The overarching objective for this course is to help students develop an understanding of the role of journalists in promoting democracy, justice, and equality, whether reporting domestically or in conflict zones abroad. The first part of the course focuses on defining “truth” and moral courage, while providing a grounding in key attributes of journalism. Readings for subsequent weeks relate to specific journalists and historical periods and are broken out by themes. I teach this course as a readings and research colloquium. Students lead class discussion for assigned weeks, interspersed with mini-lectures from the professor, visits from guest speakers, and in-class assignments with professor-developed worksheets and reflection prompts. Looking for another way to sneak journalism history into the curriculum? This course enabled me to teach historical methods in a way that let students see how researching the journalistic past can illuminate our understanding of the journalistic present.

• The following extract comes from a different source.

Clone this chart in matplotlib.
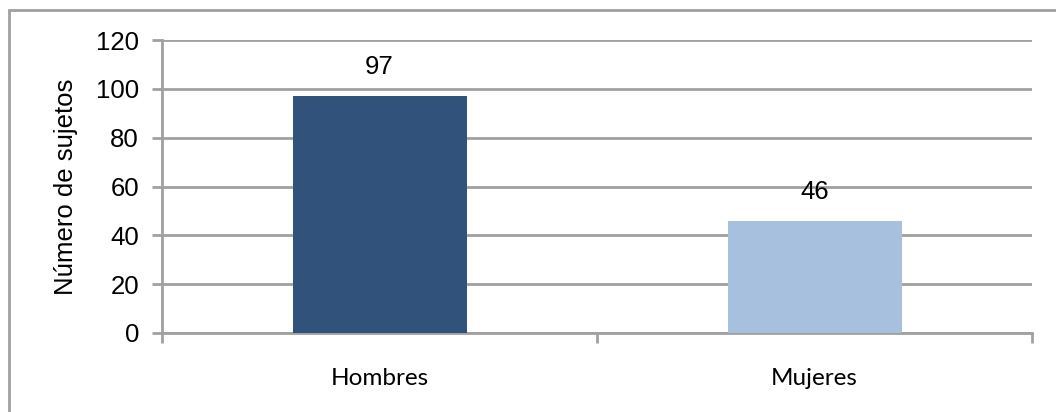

Although I designed this course for undergraduates, most of whom were not journalism majors, the course could easily be adapted to the graduate level. For instance, in the first part of the course, one of the required readings is Lee McIntyre’s Post-Truth (Cambridge: MIT Press, 2018). McIntyre’s book is a pocket-guide to understanding theories of truth, including the impact of post-modernism. Graduate students might be asked to explore conceptions of truth from Aristotle, Plato, Milton, and others directly. Likewise, the final project for the course, which is a research paper exploring a specific journalist’s struggle with moral courage and truth, might also be developed as a graduate project and conference paper submission (as it might be for undergraduates also).

Meanwhile, new attacks on the nation’s journalists continue to grab headlines, including the brutal stabbing of Las Vegas Review-Journal investigative journalist Jeff German in September 2022. These current issues offer an unabated opportunity to encourage students to live in two dimensions, asking them to explore the dimension of the past to contextualize today’s lived experience.